Task description
Scan the data. Collect each line that contains the word "matplotlib".

Information supplied
begin

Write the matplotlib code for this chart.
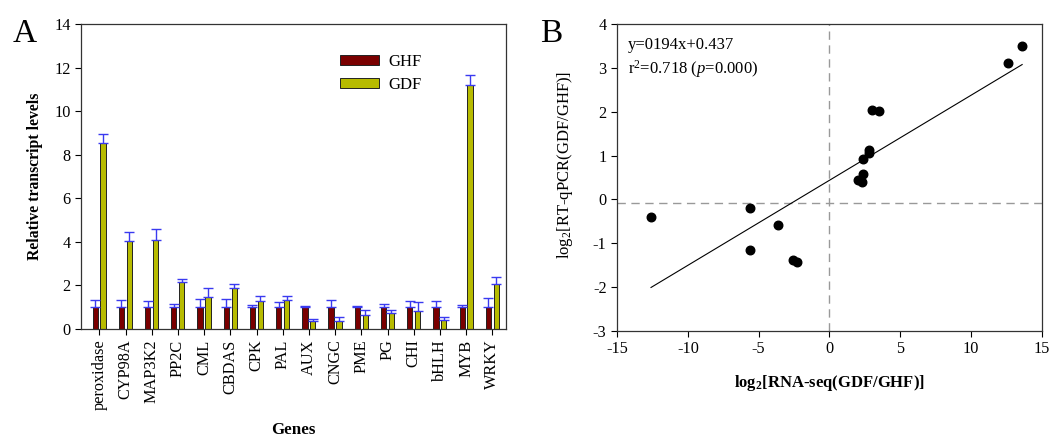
import numpy as np
import matplotlib
matplotlib.use("Agg")
import matplotlib.pyplot as plt

plt.rcParams['font.family'] = ['Liberation Serif', 'DejaVu Serif']
plt.rcParams['mathtext.fontset'] = 'custom'
plt.rcParams['mathtext.rm'] = 'Liberation Serif'
plt.rcParams['mathtext.it'] = 'Liberation Serif:italic'
plt.rcParams['mathtext.bf'] = 'Liberation Serif:bold'
plt.rcParams['axes.unicode_minus'] = False

# Panel A: relative transcript levels
genes = ["peroxidase", "CYP98A", "MAP3K2", "PP2C", "CML", "CBDAS", "CPK", "PAL",
         "AUX", "CNGC", "PME", "PG", "CHI", "bHLH", "MYB", "WRKY"]
ghf = [1, 1, 1, 1, 1, 1, 1, 1, 1, 1, 1, 1, 1, 1, 1, 1]
ghf_err = [0.31, 0.34, 0.28, 0.13, 0.39, 0.38, 0.10, 0.22,
           0.07, 0.31, 0.04, 0.13, 0.27, 0.30, 0.09, 0.42]
gdf = [8.53, 4.02, 4.08, 2.15, 1.47, 1.86, 1.28, 1.33,
       0.35, 0.37, 0.64, 0.75, 0.84, 0.41, 11.2, 2.06]
gdf_err = [0.43, 0.44, 0.49, 0.13, 0.39, 0.19, 0.25, 0.18,
           0.11, 0.16, 0.25, 0.11, 0.38, 0.12, 0.45, 0.31]

# Panel B: RNA-seq vs RT-qPCR log2 ratios
rnaseq = [-12.6, -5.6, -5.6, -3.6, -2.6, -2.3, 2.0, 2.3,
          2.4, 2.4, 2.8, 2.8, 3.0, 3.5, 12.6, 13.6]
qpcr = [-0.40, -0.20, -1.15, -0.58, -1.37, -1.42, 0.44, 0.40,
        0.57, 0.92, 1.07, 1.12, 2.05, 2.02, 3.10, 3.50]
slope, intercept = 0.194, 0.437

fig = plt.figure(figsize=(10.64, 4.38), dpi=100)

# ---- A ----
ax1 = fig.add_axes([0.0761, 0.2489, 0.3995, 0.6963])
x = np.arange(len(genes))
w = 0.2
ax1.bar(x - 0.155, ghf, w, color='#7a0000', edgecolor='#222222', linewidth=0.7,
        label='GHF', zorder=2)
ax1.bar(x + 0.145, gdf, w, color='#b7bb00', edgecolor='#222222', linewidth=0.7,
        label='GDF', zorder=2)
ax1.errorbar(x - 0.155, ghf, yerr=[np.zeros(len(x)), ghf_err], fmt='none',
             ecolor='#3a3af0', elinewidth=1, capsize=3.5, capthick=1, zorder=3)
ax1.errorbar(x + 0.145, gdf, yerr=[np.zeros(len(x)), gdf_err], fmt='none',
             ecolor='#3a3af0', elinewidth=1, capsize=3.5, capthick=1, zorder=3)
ax1.set_xlim(-0.7, 15.52)
ax1.set_ylim(0, 14)
ax1.set_yticks(range(0, 15, 2))
ax1.set_xticks(x)
ax1.set_xticklabels(genes, rotation=90, fontsize=11.7)
ax1.tick_params(axis='y', labelsize=11.7, direction='out', length=4)
ax1.tick_params(axis='x', direction='out', length=4)
ax1.set_ylabel('Relative transcript levels', fontsize=11.3, fontweight='bold')
ax1.yaxis.set_label_coords(-0.09, 0.5)
ax1.set_xlabel('Genes', fontsize=12.2, fontweight='bold')
ax1.xaxis.set_label_coords(0.5, -0.305)
ax1.legend(loc='upper left', bbox_to_anchor=(0.575, 0.95), frameon=False,
           fontsize=12, handlelength=2.3, handleheight=0.55, labelspacing=0.4,
           handletextpad=0.6)
fig.text(0.012, 0.905, 'A', fontsize=24)

# ---- B ----
ax2 = fig.add_axes([0.5799, 0.2443, 0.3994, 0.7009])
ax2.axhline(-0.08, color='#999999', linestyle=(0, (6, 4)), linewidth=1, zorder=1)
ax2.axvline(0, color='#999999', linestyle=(0, (6, 4)), linewidth=1, zorder=1)
xl = np.array([min(rnaseq), max(rnaseq)])
ax2.plot(xl, slope * xl + intercept, color='black', linewidth=0.8, zorder=2)
ax2.scatter(rnaseq, qpcr, s=38, color='black', zorder=3)
ax2.set_xlim(-15, 15)
ax2.set_ylim(-3, 4)
ax2.set_xticks(range(-15, 16, 5))
ax2.set_yticks(range(-3, 5))
ax2.tick_params(labelsize=11.7, direction='out', length=4)
ax2.text(0.026, 0.93, 'y=0194x+0.437', transform=ax2.transAxes, fontsize=12, va='center')
ax2.text(0.026, 0.853, r'r$^2$=0.718 ($p$=0.000)', transform=ax2.transAxes,
         fontsize=12, va='center')
ax2.set_xlabel(r'$\mathbf{log_2}$[RNA-seq(GDF/GHF)]', fontsize=12,
               fontweight='bold')
ax2.xaxis.set_label_coords(0.5, -0.138)
ax2.set_ylabel(r'log$_2$[RT-qPCR(GDF/GHF)]', fontsize=12)
ax2.yaxis.set_label_coords(-0.1, 0.54)
fig.text(0.508, 0.905, 'B', fontsize=24)

for ax in (ax1, ax2):
    for s in ax.spines.values():
        s.set_color('#333333')
        s.set_linewidth(0.9)

fig.savefig('out.png', dpi=100)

end

Answer
Write the matplotlib code for this chart.
import matplotlib
matplotlib.use("Agg")
import matplotlib.pyplot as plt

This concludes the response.